▶ **BRIEF**:
Take the lines from the top down to and including the one with "label_x = [78, 514, 955]" and repeat them exactly. Omit images.

▶ **DATA**:
━━━━━━━━━━
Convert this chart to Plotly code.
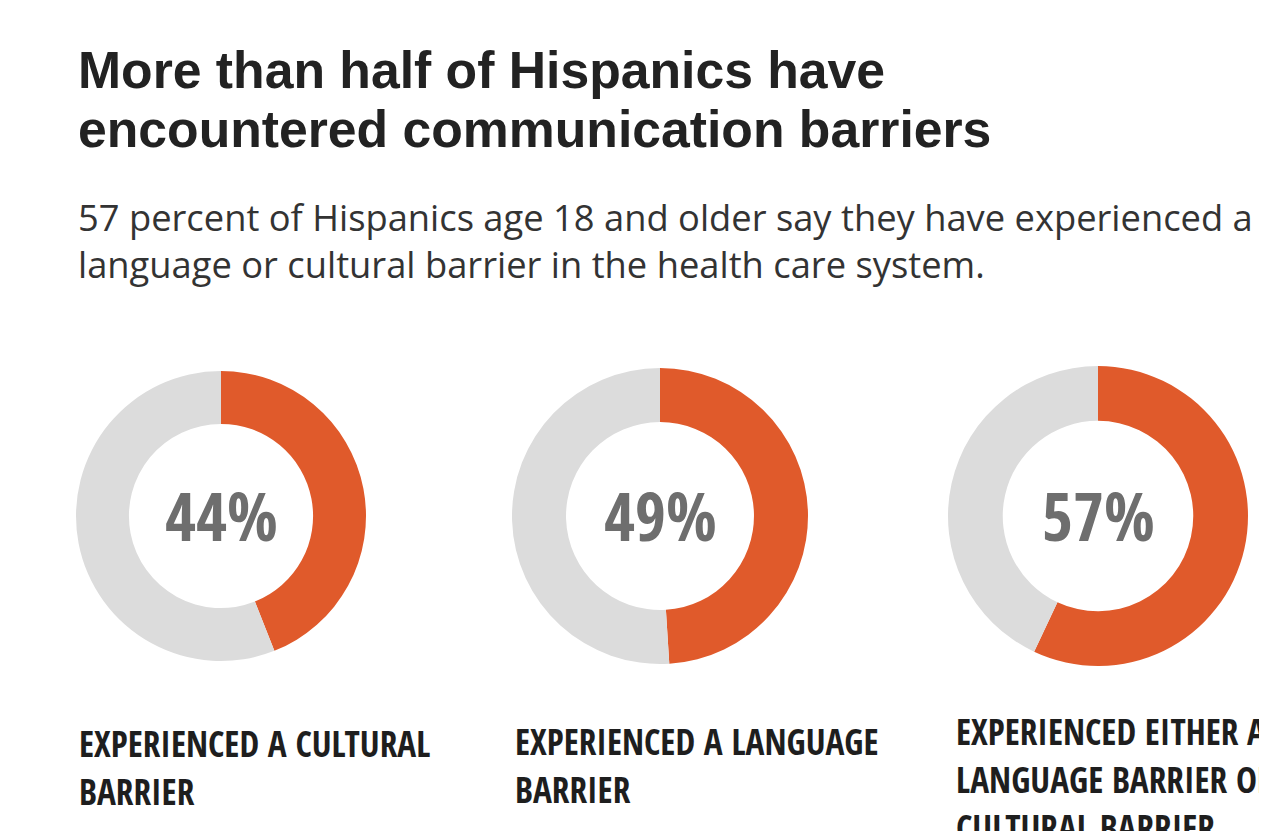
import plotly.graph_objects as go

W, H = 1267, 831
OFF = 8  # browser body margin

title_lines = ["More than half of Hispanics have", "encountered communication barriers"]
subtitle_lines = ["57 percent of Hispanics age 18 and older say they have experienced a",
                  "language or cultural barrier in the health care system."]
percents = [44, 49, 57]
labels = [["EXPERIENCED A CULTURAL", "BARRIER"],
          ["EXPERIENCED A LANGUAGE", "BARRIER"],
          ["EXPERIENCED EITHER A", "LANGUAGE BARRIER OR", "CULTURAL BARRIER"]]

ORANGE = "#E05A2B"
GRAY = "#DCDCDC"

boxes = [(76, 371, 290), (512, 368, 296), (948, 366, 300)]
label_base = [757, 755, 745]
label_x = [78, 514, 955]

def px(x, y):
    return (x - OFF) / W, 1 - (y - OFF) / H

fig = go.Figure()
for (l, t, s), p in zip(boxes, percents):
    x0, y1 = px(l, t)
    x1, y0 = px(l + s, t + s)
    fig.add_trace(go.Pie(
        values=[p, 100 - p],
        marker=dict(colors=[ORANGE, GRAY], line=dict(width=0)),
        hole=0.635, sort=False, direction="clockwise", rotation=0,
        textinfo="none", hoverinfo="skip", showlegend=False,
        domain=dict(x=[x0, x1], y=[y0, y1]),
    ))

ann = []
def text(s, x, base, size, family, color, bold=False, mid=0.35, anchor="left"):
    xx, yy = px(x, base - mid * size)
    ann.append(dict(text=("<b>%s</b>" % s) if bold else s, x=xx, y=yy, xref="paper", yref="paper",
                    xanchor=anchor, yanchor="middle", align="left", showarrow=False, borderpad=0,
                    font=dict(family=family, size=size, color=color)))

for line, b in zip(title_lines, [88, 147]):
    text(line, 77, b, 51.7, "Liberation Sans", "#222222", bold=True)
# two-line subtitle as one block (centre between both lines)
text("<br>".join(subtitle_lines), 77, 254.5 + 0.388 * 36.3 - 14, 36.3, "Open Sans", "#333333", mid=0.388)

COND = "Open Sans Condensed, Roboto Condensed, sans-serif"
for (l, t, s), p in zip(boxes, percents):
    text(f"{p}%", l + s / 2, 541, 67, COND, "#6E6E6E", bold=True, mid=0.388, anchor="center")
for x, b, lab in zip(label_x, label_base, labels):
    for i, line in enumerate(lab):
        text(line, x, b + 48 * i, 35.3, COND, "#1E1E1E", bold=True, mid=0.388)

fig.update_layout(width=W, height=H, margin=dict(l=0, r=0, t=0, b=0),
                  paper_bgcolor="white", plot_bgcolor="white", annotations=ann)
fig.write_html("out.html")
━━━━━━━━━━
▶ **EXERCISE SOLUTION**:
Convert this chart to Plotly code.
import plotly.graph_objects as go

W, H = 1267, 831
OFF = 8  # browser body margin

title_lines = ["More than half of Hispanics have", "encountered communication barriers"]
subtitle_lines = ["57 percent of Hispanics age 18 and older say they have experienced a",
                  "language or cultural barrier in the health care system."]
percents = [44, 49, 57]
labels = [["EXPERIENCED A CULTURAL", "BARRIER"],
          ["EXPERIENCED A LANGUAGE", "BARRIER"],
          ["EXPERIENCED EITHER A", "LANGUAGE BARRIER OR", "CULTURAL BARRIER"]]

ORANGE = "#E05A2B"
GRAY = "#DCDCDC"

boxes = [(76, 371, 290), (512, 368, 296), (948, 366, 300)]
label_base = [757, 755, 745]
label_x = [78, 514, 955]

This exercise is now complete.